Low-Volatility Caveats
Fund managers are judged on whether their return beat benchmarks, which are the industry or the stock market average returns. But beating the average was not enough; it was possible to outperform in the short term, simply by taking a lot of risk.
Every investor knows that high volatility associated with an investment is a bad thing. The more an investment’s returns fluctuate from month to month, the greater its volatility, the riskier the security is. Big fluctuations also suggest fear, because they mean that investors are frantically changing their minds about what stocks are worth in the face of great uncertainty. On this ground, the CBOE volatility index, also known as VIX, is often referred to as the "fear index”.
Sharpe ratio
Efforts to spot excessive risk taking to achieve extra ordinary returns led to the widespread use of the Sharpe ratio as a measurement tool for managers’ performance. The Sharpe ratio, devised by a Nobel-prize winning economist, looks at the relationship between investment returns and their variability. The higher the ratio, the more reward there is for a given amount of risk.
Greedy investor who is eager to win extraordinary gains will take excessive risk, which often means tremendous volatility.

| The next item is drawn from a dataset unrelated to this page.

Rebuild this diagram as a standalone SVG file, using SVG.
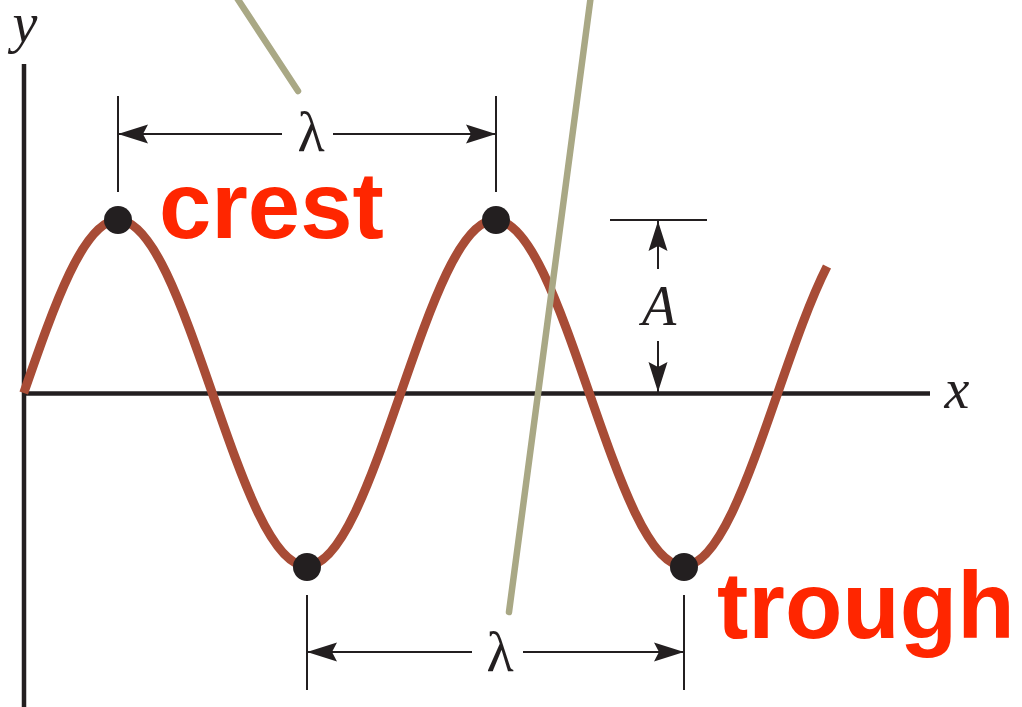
<svg xmlns="http://www.w3.org/2000/svg" width="1022" height="707" viewBox="0 0 1022 707">
<style>
.axis{stroke:#231f20;stroke-width:4.5;fill:none}
.dim{stroke:#231f20;stroke-width:2;fill:none}
.wave{stroke:#a84c36;stroke-width:9;fill:none}
.gray{stroke:#a9a885;stroke-width:6.5;stroke-linecap:round;fill:none}
.dot{fill:#231f20}
.math{font-family:"Liberation Serif","DejaVu Serif",serif;font-size:56px;fill:#231f20;text-anchor:middle}
.it{font-style:italic}
.lbl{font-family:"Liberation Sans",Arial,sans-serif;font-weight:bold;font-size:94px;fill:#ff2600}
</style>
<defs>
<marker id="arr" markerUnits="userSpaceOnUse" viewBox="0 0 30 20" refX="30" refY="10" markerWidth="30" markerHeight="20" orient="auto">
<path d="M0,0.5 L30,10 L0,19.5 L5,10 Z" fill="#231f20"/>
</marker>
</defs>
<g id="axes">
<line class="axis" x1="24" y1="64" x2="24" y2="707"/>
<line class="axis" x1="22" y1="393.5" x2="930" y2="393.5"/>
<text class="math it" x="25" y="42">y</text>
<text class="math it" x="957" y="408">x</text>
</g>
<g id="wave">
<path class="wave" d="M23.75,393 C54.49,304.37 83.89,220 118,220 C152.11,220 181.51,304.37 212.25,393 C242.99,481.63 272.39,566 306.5,566 C340.61,566 370.01,481.63 400.75,393 C431.49,304.37 460.89,220 495,220 C529.11,220 558.51,304.37 589.25,393 C619.99,481.63 649.39,566 683.5,566 C717.61,566 747.01,481.63 777.75,393 C794.17,345.67 810.58,298.79 827,266.5"/>
</g>
<g id="points">
<circle class="dot" cx="118" cy="220" r="14"/>
<circle class="dot" cx="496" cy="220" r="14"/>
<circle class="dot" cx="307" cy="567" r="14"/>
<circle class="dot" cx="684" cy="567" r="14"/>
</g>
<g id="connectors">
<line class="dim" x1="118" y1="96" x2="118" y2="192"/>
<line class="dim" x1="496" y1="96" x2="496" y2="192"/>
<line class="dim" x1="282" y1="134" x2="118" y2="134" marker-end="url(#arr)"/>
<line class="dim" x1="333" y1="134" x2="496" y2="134" marker-end="url(#arr)"/>
<line class="dim" x1="307" y1="595" x2="307" y2="690"/>
<line class="dim" x1="684" y1="595" x2="684" y2="690"/>
<line class="dim" x1="472" y1="652" x2="307" y2="652" marker-end="url(#arr)"/>
<line class="dim" x1="523" y1="652" x2="684" y2="652" marker-end="url(#arr)"/>
<line class="dim" x1="610" y1="220" x2="707" y2="220"/>
<line class="dim" x1="658" y1="269" x2="658" y2="221" marker-end="url(#arr)"/>
<line class="dim" x1="658" y1="341" x2="658" y2="392" marker-end="url(#arr)"/>
</g>
<g id="dim-labels">
<text class="math" x="311" y="151">λ</text>
<text class="math" x="500" y="671">λ</text>
<text class="math it" x="659" y="325">A</text>
</g>
<g id="pointers">
<line class="gray" x1="235" y1="-5" x2="298" y2="91"/>
<line class="gray" x1="591" y1="-5" x2="509" y2="612"/>
</g>
<g id="labels">
<text class="lbl" x="159" y="238">crest</text>
<text class="lbl" x="717" y="638">trough</text>
</g>
</svg>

A manager who earns a relatively modest return with very low volatility usually attracts more investors. Indeed, that was an important part of the appeal of the hedge-fund industry; it often did not match the stock market in the bull years but made up for it by outperforming during bear markets. Low volatility was a large part of Bernard Madoff’s appeal. He offered smooth returns, such a contrast with the violent swings of the stock market.
Low volatility doesn't always mean good though. It has some significant drawbacks.
Low-volatility drawbacks
A focus on low volatility makes little sense for investors having very long term investment horizon such as a pension fund or college endowment. But it may be hard for investors to recognize the difference between a fund manager who is able to produce a high, but volatile, long-term return and one who is simply erratic and incompetent. It forces manager to pay more attention to short term results.
Illiquid assets may contribute to the low volatility, because such assets are traded rarely, they change price rarely as well. Property and private equity can fall into this category. The returns may look smooth but this is an illusion.
A manager might have adopted a “picking up nickels in front of steamrollers” strategy with lots of small gains but the occasional big loss. The manager, for example, could be selling put option against a big stock market fall. Such falls do not happen most of the time and the manager keeps the premium. But when the market tumbles, the manager, as a seller, may have to pay out a sum of money that could be much larger that his previous gains. The more sophisticated the fund manager appears to be, and the more complex his model, the harder it is for the client to tell whether the strategy will produce skewed returns. Its performance was brilliant, until it crashed.
Managers may be tempted to resort to fraud in order to maintain smooth returns, or low volatility, when things go wrong. Charles Mulford and Eugene Comiskey, two professors of the Georgia Institute of Technology, found that three of the main motivations for “creative accounting” were to reduce the volatility of earnings to help the company meet forecasts and boost the share price. Another example of fraudulent investment is a giant Ponzi scheme ran by Madoff. The returns achieved by Madoff’s hedge fund were too good and suspiciously smooth.